Hiring Mack Brown would be a mistake for SMU (Featured)

A strange phenomenon has popped up around the Dallas area lately, and I'm not talking about an eminent Ebola outbreak. SMU football, usually buried behind the Cowboys, the Rangers, the Mavericks, and the Big 12, has become a hot topic of conversation. The Mustangs' 0-4 start and June Jones' resignation have gotten the program more press than it enjoyed at any time over the previous three seasons.

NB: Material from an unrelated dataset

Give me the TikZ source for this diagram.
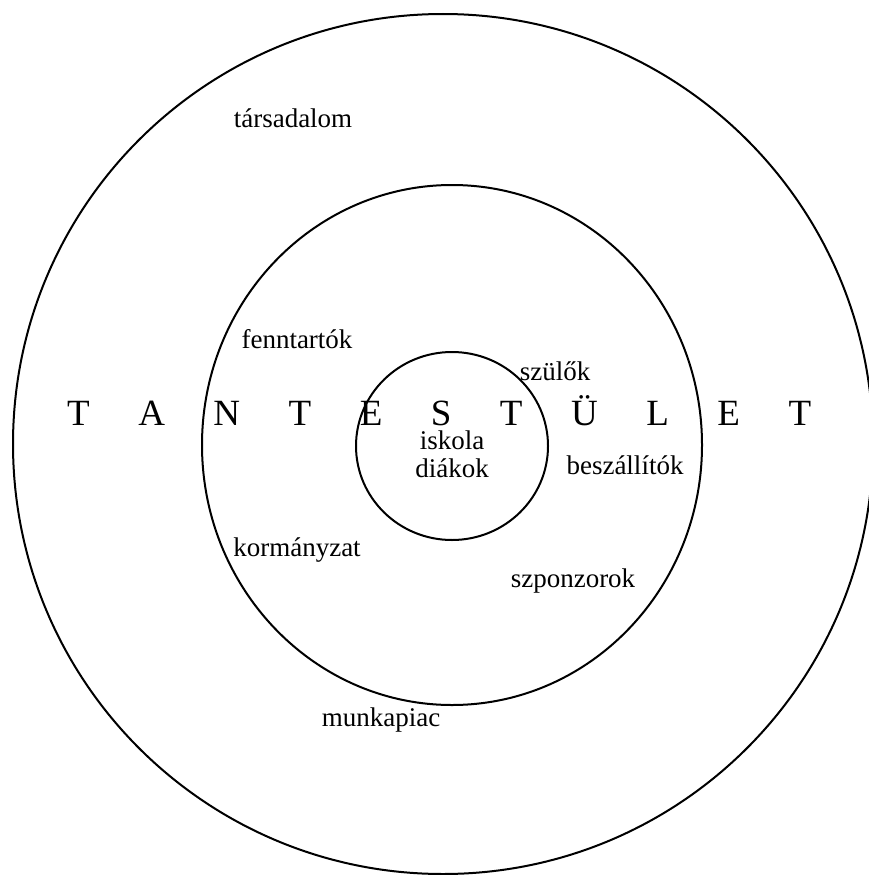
\documentclass[tikz,border=0pt]{standalone}
\usepackage{fontspec}
\setmainfont{Liberation Serif}
\usetikzlibrary{positioning}

\newcommand{\tgap}{\hspace{48.5pt}}

\begin{document}
\begin{tikzpicture}[x=1pt,y=-1pt,
  ring/.style={draw,line width=2pt},
  lbl/.style={inner sep=0pt,anchor=base,font=\fontsize{27}{30}\selectfont},
  big/.style={inner sep=0pt,anchor=base west,font=\fontsize{37}{40}\selectfont}]
  \useasboundingbox (0,0) rectangle (868,875);
  % rings
  \draw[ring] (443,444) ellipse [x radius=430,y radius=430];
  \draw[ring] (452,445) ellipse [x radius=250,y radius=260];
  \draw[ring] (452,446) ellipse [x radius=96,y radius=94];
  % labels
  \node[big] (staff) at (67,425) {T\tgap A\tgap N\tgap T\tgap E\tgap S\tgap T\tgap Ü\tgap L\tgap E\tgap T};
  \node[lbl] (soc) at (293,127) {társadalom};
  \node[lbl] (own) at (297,348) {fenntartók};
  \node[lbl] (par) at (555,380) {szülők};
  \node[lbl] (sch) at (452,449) {iskola};
  \node[lbl] (stu) at (452,477) {diákok};
  \node[lbl] (sup) at (625,474) {beszállítók};
  \node[lbl] (gov) at (297,556) {kormányzat};
  \node[lbl] (spo) at (573,587) {szponzorok};
  \node[lbl] (job) at (381,726) {munkapiac};
\end{tikzpicture}
\end{document}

The discussion sparked anew this week after Bruce Feldman reported "well-connected SMU brass are intrigued by Brown and think he might be tempted by the chance to coach again." Brown has said that he has not been contacted by any program and that he will not discuss any potential coaching possibilities, should they be presented, until December. Sources we've spoken with don't believe Rick Hart would be interested in Brown, and we continue to believe this job will be filled before December.

But nevertheless, the talk has started. The appeal is obvious. A household name in the area and a future College Football Hall of Famer, at SMU? What's not to like?

Let's start with the Mack Brown that exists in 2014, not the one that existed in 2005. Brown, famously, went 30-21 (18-17 against the Big 12) in his final four seasons in Austin. You're also probably aware that Texas did not have a player selected in the May's NFL Draft for the first time in seven decades, but Texas' stagnation under Brown goes beyond that. The last Longhorn offensive player to be drafted? Wide receiver Marquise Goodwin, signed in 2009. Before that? Colt McCoy, signed in 2005. The last Longhorn offensive lineman chosen in the NFL Draft? Tony Hills, recruited as a tight end in 2003. Texas signed 45 offensive recruits between 2006 and 2009, the height of Brown's burnt orange recruiting empire. Three matriculated from Austin to the NFL. (Now consider SMU has been outscored 202-12 and has yet to attempt an extra point this season.)

This is the Mack Brown SMU would be hiring. The 63-year-old, with his national championship legacy and a $20 million payday secure, not the 50-year-old hungry to stake his claim as the game's best.

This isn't to say Brown couldn't be successful at SMU, because he absolutely could. He has the connections and the panache to turn the program around in a hurry. I have no doubt Brown could take SMU to the same heights Jones reached, seven-to-nine wins and in the area of a conference championship. His hiring could also unite a fractured program, the same he did upon arrival in Austin 16 years ago. Interim head coach Tom Mason wondered this week why high-profile alums like Eric Dickerson voice their displeasure regarding the current state of the program to the media, rather than with the media. It's a valid concern. (The answer, at least in Dickerson's case, is because there aren't microphones in the football facility.) Hiring Brown changes that.

But Brown's hiring would be a glass of Red Bull to a program running on 72 hours without sleep - a temporary solution to an ongoing problem. By the turn of the decade, SMU would be in roughly the same predicament it sits in today, looking for a new coach and a new direction.

That's the opportunity cost of hiring Brown. Hart should view himself as a California land owner circa 1849, and treat his coaching search as such. The program is located in the nexus of the spread offense universe. No one understands that style of offense better than the players and coaches living within a 200-mile radius of SMU's University Park campus.

Why not push in the direction that the game, and the talent surrounding you, is already going? They just saw a 60-something coach that hasn't had a fresh approach to offensive football in a decade walk out the door, why hire another?

Maybe the next coach is gone in four years if he's successful, but Hart has the chance now to establish an identity that goes beyond the current coach. Hiring Brown would mold SMU football in only one identity - Mack Brown's.